The greenways are also part of everyday life. According to the neighborhood history, they are actively maintained and used for play and socializing, which gives the landscape a practical role beyond appearance.
In other words, Greenway Parks’ appeal comes from a combination of architecture, planning, and lived experience. That is hard to replicate, and it helps explain why the neighborhood continues to stand out in Dallas.
If you are comparing homes in Greenway Parks or trying to understand how architectural character affects value and fit, a local perspective can make the search much clearer. The team at The Ryan Group brings deep Dallas neighborhood knowledge and a stewardship-first approach to help you buy or sell with confidence.
FAQs
What architectural styles are most common in Greenway Parks homes?

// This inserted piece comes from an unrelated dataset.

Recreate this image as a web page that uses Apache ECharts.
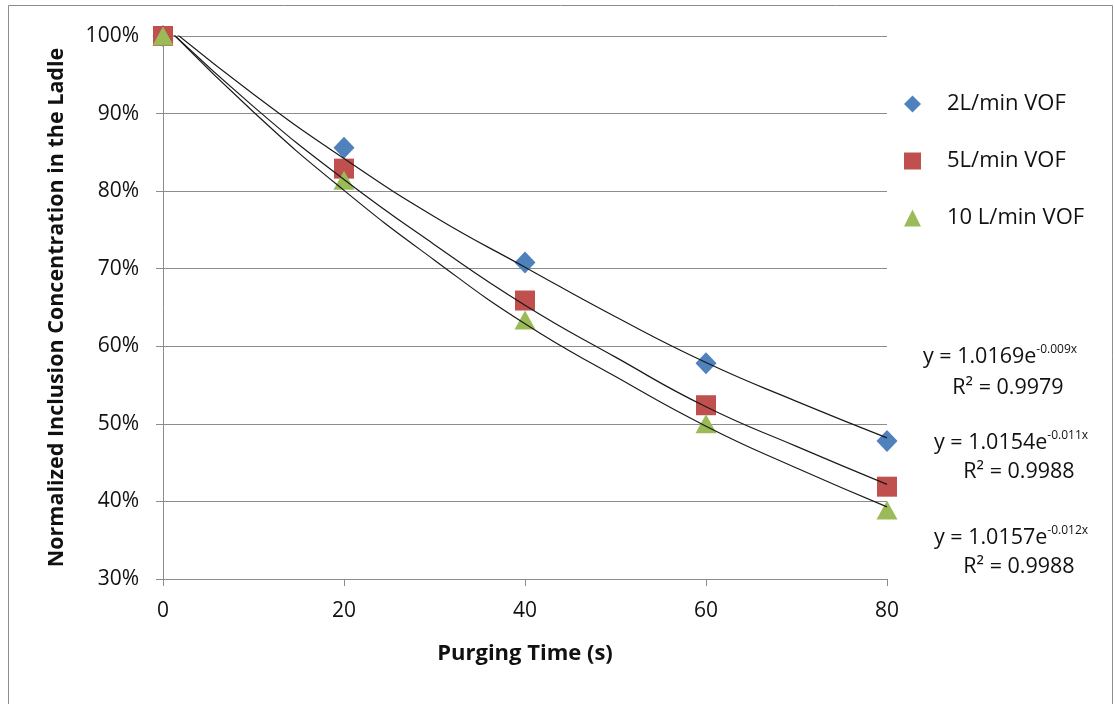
<!DOCTYPE html>
<html>
<head>
<meta charset="utf-8">
<title>Inclusion removal vs purging time</title>
<script src="https://cdn.jsdelivr.net/npm/echarts@6/dist/echarts.min.js"></script>
<style>
  html, body { margin: 0; padding: 0; background: #ffffff; }
  #chart { width: 1115px; height: 704px; }
</style>
</head>
<body>
<div id="chart"></div>
<script>
// Measured points: normalized inclusion concentration (%) vs purging time (s)
const purgeTime = [0, 20, 40, 60, 80];
const vof2 = [100, 85.6, 70.8, 57.8, 47.8];
const vof5 = [100, 82.9, 65.9, 52.4, 41.9];
const vof10 = [100, 81.4, 63.4, 50.0, 38.9];

// Exponential trendlines, sampled every 10 s
const trendTime = [0, 10, 20, 30, 40, 50, 60, 70, 80];
const trend2 = [101.7, 92.5, 84.2, 76.7, 70.2, 63.8, 57.9, 52.9, 48.2];
const trend5 = [101.5, 90.9, 81.5, 73.1, 65.3, 58.6, 52.2, 47.1, 42.2];
const trend10 = [101.6, 90.2, 80.1, 71.1, 62.9, 56.1, 49.7, 44.3, 39.3];

const seriesNames = ['2L/min VOF', '5L/min VOF', '10 L/min VOF'];
const fitCoef = ['1.0169', '1.0154', '1.0157'];
const fitExp = ['-0.009x', '-0.011x', '-0.012x'];
const fitR2 = ['0.9979', '0.9988', '0.9988'];

const xTicks = { min: 0, max: 80, interval: 20 };
const yTicks = { min: 30, max: 100, interval: 10 };

const FONT = '"Open Sans", Lato, sans-serif';
const colors = ['#4F81BD', '#C0504D', '#9BBB59'];

const pairs = (xs, ys) => xs.map((x, i) => [x, ys[i]]);

const chart = echarts.init(document.getElementById('chart'), null, { renderer: 'canvas' });

// Equation labels placed beside the plot, one block per trendline
const eqPos = [
  { x: 1000, y: 357, r2y: 388 },
  { x: 1011, y: 443, r2y: 472 },
  { x: 1011, y: 538, r2y: 567 }
];
const eqGraphics = [];
fitCoef.forEach((c, i) => {
  eqGraphics.push({
    type: 'text',
    x: eqPos[i].x, y: eqPos[i].y,
    style: {
      text: '{a|y = ' + c + 'e}{s|' + fitExp[i] + '}',
      align: 'center', verticalAlign: 'middle',
      rich: {
        a: { fontFamily: FONT, fontSize: 21.5, fill: '#111', lineHeight: 26 },
        s: { fontFamily: FONT, fontSize: 12, fill: '#111', lineHeight: 26, padding: [0, 0, 14, 0] }
      }
    }
  });
  eqGraphics.push({
    type: 'text',
    x: eqPos[i].x + 8, y: eqPos[i].r2y,
    style: {
      text: 'R² = ' + fitR2[i],
      align: 'center', verticalAlign: 'middle',
      font: '21.5px ' + FONT, fill: '#111'
    }
  });
});

const option = {
  backgroundColor: '#ffffff',
  animation: false,
  grid: { left: 163, right: 228, top: 36, bottom: 125, containLabel: false },
  graphic: [
    {
      type: 'rect', silent: true, z: -10,
      shape: { x: 8.5, y: 5.5, width: 1104, height: 706 },
      style: { fill: 'none', stroke: '#8c8c8c', lineWidth: 1 }
    }
  ].concat(eqGraphics),
  legend: {
    orient: 'vertical',
    left: 904, top: 93, padding: 0,
    itemWidth: 17, itemHeight: 17,
    itemGap: 35,
    data: [
      { name: seriesNames[0], icon: 'diamond' },
      { name: seriesNames[1], icon: 'rect' },
      { name: seriesNames[2], icon: 'triangle' }
    ],
    itemStyle: { opacity: 1 },
    textStyle: { fontFamily: FONT, fontSize: 22, lineHeight: 17, color: '#111', padding: [0, 0, 0, 21] }
  },
  xAxis: {
    type: 'value',
    min: xTicks.min, max: xTicks.max, interval: xTicks.interval,
    name: 'Purging Time (s)',
    nameLocation: 'middle', nameGap: 64,
    nameTextStyle: { fontFamily: FONT, fontSize: 22, fontWeight: 'bold', color: '#111' },
    axisLine: { show: true, lineStyle: { color: '#8c8c8c', width: 1 } },
    axisTick: { show: true, length: 7, lineStyle: { color: '#8c8c8c' } },
    axisLabel: { fontFamily: FONT, fontSize: 21, color: '#111', margin: 22 },
    splitLine: { show: false }
  },
  yAxis: {
    type: 'value',
    min: yTicks.min, max: yTicks.max, interval: yTicks.interval,
    name: 'Normalized Inclusion Concentration in the Ladle',
    nameLocation: 'middle', nameGap: 95, nameRotate: 90,
    nameTextStyle: { fontFamily: FONT, fontSize: 21.5, fontWeight: 'bold', color: '#111' },
    axisLine: { show: true, lineStyle: { color: '#8c8c8c', width: 1 } },
    axisTick: { show: true, length: 7, lineStyle: { color: '#8c8c8c' } },
    axisLabel: { fontFamily: FONT, fontSize: 21, color: '#111', margin: 24, formatter: '{value}%' },
    splitLine: { show: true, lineStyle: { color: '#8c8c8c', width: 1 } }
  },
  series: [
    {
      name: seriesNames[0], type: 'scatter', symbol: 'diamond', symbolSize: [21, 22],
      itemStyle: { color: colors[0], opacity: 1 }, data: pairs(purgeTime, vof2), z: 3
    },
    {
      name: seriesNames[1], type: 'scatter', symbol: 'rect', symbolSize: 20,
      itemStyle: { color: colors[1], opacity: 1 }, data: pairs(purgeTime, vof5), z: 3
    },
    {
      name: seriesNames[2], type: 'scatter', symbol: 'triangle', symbolSize: [21, 19],
      itemStyle: { color: colors[2], opacity: 1 }, data: pairs(purgeTime, vof10), z: 3
    },
    {
      name: 'trend2', type: 'line', smooth: 0.5, showSymbol: false, symbol: 'none',
      lineStyle: { color: '#1a1a1a', width: 1.2 }, data: pairs(trendTime, trend2), z: 4
    },
    {
      name: 'trend5', type: 'line', smooth: 0.5, showSymbol: false, symbol: 'none',
      lineStyle: { color: '#1a1a1a', width: 1.2 }, data: pairs(trendTime, trend5), z: 4
    },
    {
      name: 'trend10', type: 'line', smooth: 0.5, showSymbol: false, symbol: 'none',
      lineStyle: { color: '#1a1a1a', width: 1.2 }, data: pairs(trendTime, trend10), z: 4
    }
  ]
};

chart.setOption(option);
</script>
</body>
</html>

- Early revival styles are the visual anchor, especially Tudor Revival, Colonial Revival, Spanish Eclectic, and French Eclectic, though buyers will also see ranch, minimal traditional, modern, and later European-inspired homes.
Why do Greenway Parks homes look different from homes in other Dallas neighborhoods?
- Many homes in Greenway Parks were designed to face shared interior greenways rather than the street, which creates a more formal park-facing presentation and a more open neighborhood layout.
Can new construction fit into Greenway Parks?
- Yes, but new homes and major changes must follow conservation district rules related to height, lot coverage, setbacks, driveway placement, materials, and compatibility with the existing neighborhood character.
What should buyers notice when touring a Greenway Parks home?
- Pay close attention to the home’s orientation, garage placement, fence openness, exterior screening, and whether additions respect the original massing and scale of the house.
Why do the greenways matter so much in Greenway Parks?
- The greenways are central to the neighborhood’s original design and daily use, shaping how homes are oriented and helping preserve the open, pedestrian-friendly character that defines the area.